Talking to one’s smartphone or voice assistant is an activity that is expanding fast. How do language specialists help these concentrates of artificial intelligence and innovation improve their understanding of queries?

In 2016, Google published an edifying figure: 20% of its mobile search engine queries came from its voice assistant known as Google Assistant; a percentage that rose to 25% amongst the new Millennial Generation. Over at Apple’s, for the same time period, we learned that Siri had surpassed the order of a billion search queries… per week. As for Amazon, its assistant, Echo, is thought to have already secured its place in about 9% of the American households.
And that’s not the end of it: “Within the next five to ten years, between 30 and 50% of the uses could be vocal,” says Patrick Constant, co-founder of the search engine Qwant and founding president of Pertimm.

“The most natural interaction involves using the voice”

This increase in the use of vocal assistants is explained by the advances in technology as well as, in a very straightforward manner, the evolution of uses. “Thanks to the maturity of voice to text technologies, which help to translate the voice request into text, we are beginning to acknowledge certain things,” says Patrick Constant. In addition, we are gently moving away from the use of keyboards, mice, etc., because we realize that it is still more complicated to type “I want a red dress at € 30” than just saying it aloud. The third reason is that the advent of the Internet of things causes the human being to interact more naturally with these objects. And the most natural interaction involves using the voice, still. ”
As such, and because the smartphone is always within reach, it is much more convenient to use voice assistants to ask for, command, or even control things remotely. This is, of course, provided that the said assistants are working properly. This is where the language specialists come in.

Dozens of specialists at GAFA

How do language specialists work to improve voice assistant services? And who are these “language specialists”? “Many linguists and phoneticians have switched to the vocal assistant industry, but it also concerns those who are interested in different translation techniques,” explains Jean-Gabriel Ganascia, an expert in artificial intelligence and a professor at the University Pierre and Marie Curie (Paris VI). For example, phonology specialists try to understand what a word, phrase, etc. is. Others, still, are devoted to automatic language processing.”
And obviously, there is enough work to occupy “several dozen persons”, according to Patrick Constant, at the GAFA (Google, Amazon, Facebook, Apple) as well as within Microsoft. It is, he continues, that “language has this peculiarity of being infinite in terms of possible expressions – the same way uses and queries are infinite.”

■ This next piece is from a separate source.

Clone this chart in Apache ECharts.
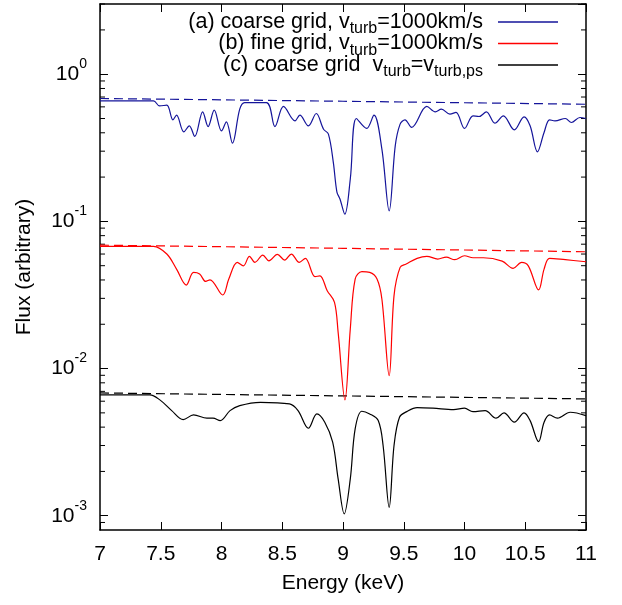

Voice to text, deep learning and parsing

Voice to text (the capture of a language on which linguists work from a phonological point of view), deep learning (for example, learning to recognize the precise spelling of a pronounced word), or parsing (a technique that consists in cutting out words and then figuring out what they mean – where is the verb, where is the action, where is the object, what is the exact query?) are among the steps towards perfecting vocal assistants’ understanding in the face of user expectations.

When someone says: ‘I want to book a plane for tonight for Nice’, the artificial intelligence must understand what the expression ‘I want to book’ means, that the mode of transport is a plane and not a train or a car, take note of the date ‘for tonight’ and the place ‘Nice’. And again, the artificial intelligence does not yet know where the requesting person is. There is a whole semantic understanding undertaken before sending the request,” says Patrick Constant.
He adds: “99.9% of artificial language intelligence systems work with tasks required to be performed according to very precise guidelines; in a certain way, they are “parrots”. All that man can mechanize will end up in an artificial intelligence. Yet, language is a precision mechanism; we will therefore go much further than we can imagine on this particular subject.”And for that, the knowledge of linguists, phoneticians, translators and other lexicologists is once again essential.